Man, it’s hard to explain how ridiculous your postings are… I’ll try to keep it as simple for you as I can. I told you your food example has nothing to do with our topic — and nobody mentioned “double compensation” (you are hallucinating again).

You say:
“No, what people have been trying to explain to you is that the owner of physical property is its owner and that contracts which might exist between other people don’t change that.”

That is exactly my position! I say Microsoft does not loose its ownership of Visual Studio just because it allows the limited access to this property to people like Russ. And I also said that by borrowing this strictly limited access from Russ, you don’t magically become owner who has the right to replicate that item. I also explained that it would be illegal for you to accept the proceedes of Russ’s trespass in the form of illegally created copy and that you will be liable for all economic injuries zou create with this item.

And once again: you don’t need a contract with a third party to protect your property against its trespass (unwanted use of your property).

By the way, you must be joking when you say:
“Thee cost of inventions is of no relevance whatsoever to the issue of property.”
HA HA HA HA HA
I basically said that owner must be compensated for the full price of the item that was stolen from him, while you argue that the issue is irrelevant. Of course you say that, since you advocate organized theft against productive individuals.

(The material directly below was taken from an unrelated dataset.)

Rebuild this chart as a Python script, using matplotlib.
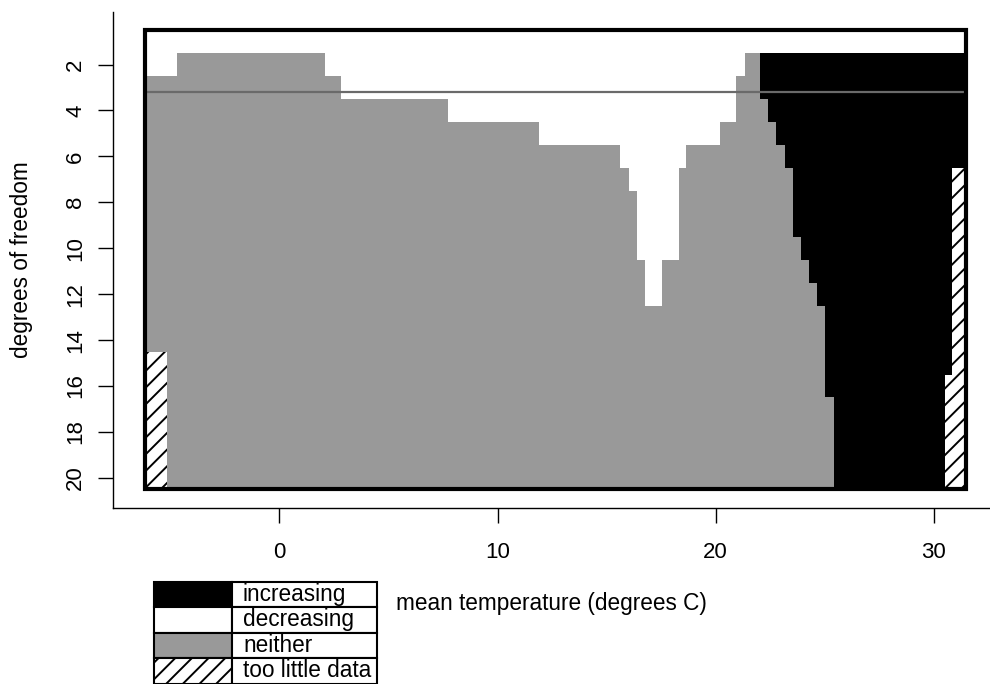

Paul Lockett August 31, 2009 at 4:04 pm

Sasha Radeta: “I told you your food example has nothing to do with our topic”

Well, I suspect you would say that, given that it completely annihilates your position.

“By the way, you must be joking when you say: “Thee cost of inventions is of no relevance whatsoever to the issue of property.” ”

Of course it is irrelevant to the issue of ownership. I either own something or I don’t, irrespective of its value. Unless of course you think that theft is acceptable if the item being stolen has a low enough market value.

Maybe you should stop before you embarrass yourself further.